I can understand NPC borderers and nomads as you could always have the favorite terrain bonuses in effect.
As to soldier, I found it came out even worse in my analysis. I don't think it's unusual that skills matter to our characters. Every other class gets at least double the number of ranks per level. Okay, you get a lot more feats, which is helpful when trying to put together powerful combinations of feats, but where you can end up with a comparable or even more powerful fighter than barbarian at whatever levels, the barbarian is going to be far more well-rounded. The soldier has a bunch of levels with either no feat or formation combat which isn't much better.
Our GM often comments that when he reads this forum, our group seems to live a completely different lifestyle. He attributes it to the number of nobles we've had and our social abilities. I attribute it to him taking those things into account as part of his style when other groups may emphasize more the combat prowess of the party. Anyway, as with borderer and nomad, I see noble being a class suited to NPCs. A lot of the comparative power either depends upon a particular locale or on influencing a group of NPCs. Maybe it's a kick for players to amass armies, but my observation is that people like individual power and the noble is just sad on its own.
Pirate came out way better in my analysis than I expected, as good as barbarian through the first ten levels. So, until I have anecdotal evidence to suggest otherwise, I'm willing to not rant about it. Now, out of curiosity, I want to see a dedicated pirate as our party piratewise only has someone so multiclassed he isn't readily identifiable as anything.
I never had a problem with the value of thieves. I was willing to put them right up there with barbarians. My analysis has them being clearly superior, which may be true or may be that the point system needs work.
I don't have much of a sense of scholar. We've had them in the party, but we've never had anyone make good use of the magic rules. We played 20 sessions or whatever before the PC remembered defensive blast, even though I included it as a consideration in combat tactics when I'd post to our list (of course, no one else ever made use of the idea of party combat tactics ...). So, about the only interesting thing in my analysis, since it could be way off, is that scholar was comparable to thief if I penalized it for the requirement to pump knowledge skills and beat it easily if I didn't.
Is there even a point to this exercise? I mean, we and others have fun even with mechanical imbalances since there's a lot more to role-playing than roll-playing. I think there is. I think balanced games are more fun. I think not feeling screwed by trying to be in flavor or different is more fun. While someone can get a kick out of the challenge of playing a weak class, I would think that desire could be satisfied in other areas, in particular in choosing feats that aren't the obviously good ones.
As things stand, for any new character, I'd be hard pressed to see the interest in borderer, nomad, soldier, or noble except maybe for a two level splash for the borderer's Rapid Shot or the soldier's feats or as part of a challenge. I see that as a lost opportunity.
As for the changes I want to see made, the simplest is to jack up skill ranks for certain classes, especially soldier who comes out pretty close to nomad in my point system if he gets 4 ranks per level. To prevent people from just multiclassing two levels to snack up feats, I'd move the feat gains a bit.

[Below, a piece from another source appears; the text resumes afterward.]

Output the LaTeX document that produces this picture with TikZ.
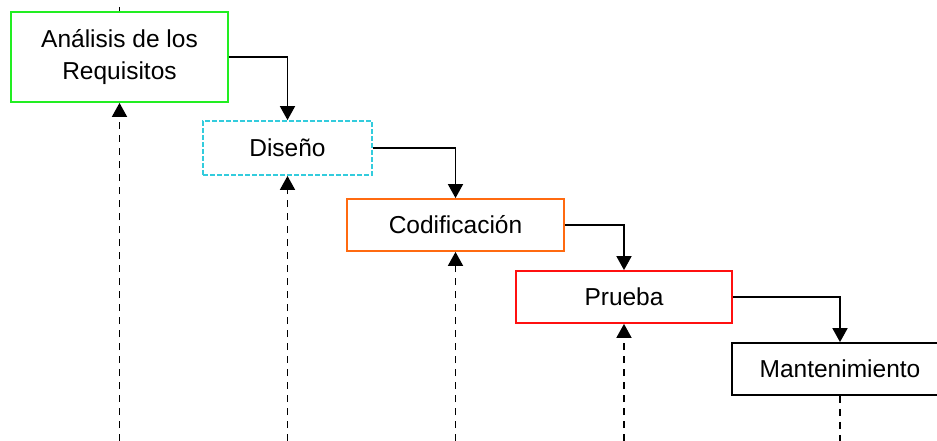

For a major overhaul, I'd try to find a way to rewrite favorite terrain to make it more generally useful to a PC. I'd improve the combat style abilities for borderer, especially on the archery path. I'd give the borderer some real specials rather than "wow, it would be nice if we had a NPC to guide us faster through the woods today" abilities. And, so on and so forth down the line.
Meanwhile, where I find the imbalances in races, feats, and classes irritating as it punishes interesting character ideas, I don't really have a problem with ranged combat as things currently stand. I'd rather that finesse fighting were addressed. It's awful without sneak attack which just pushes people back into certain classes.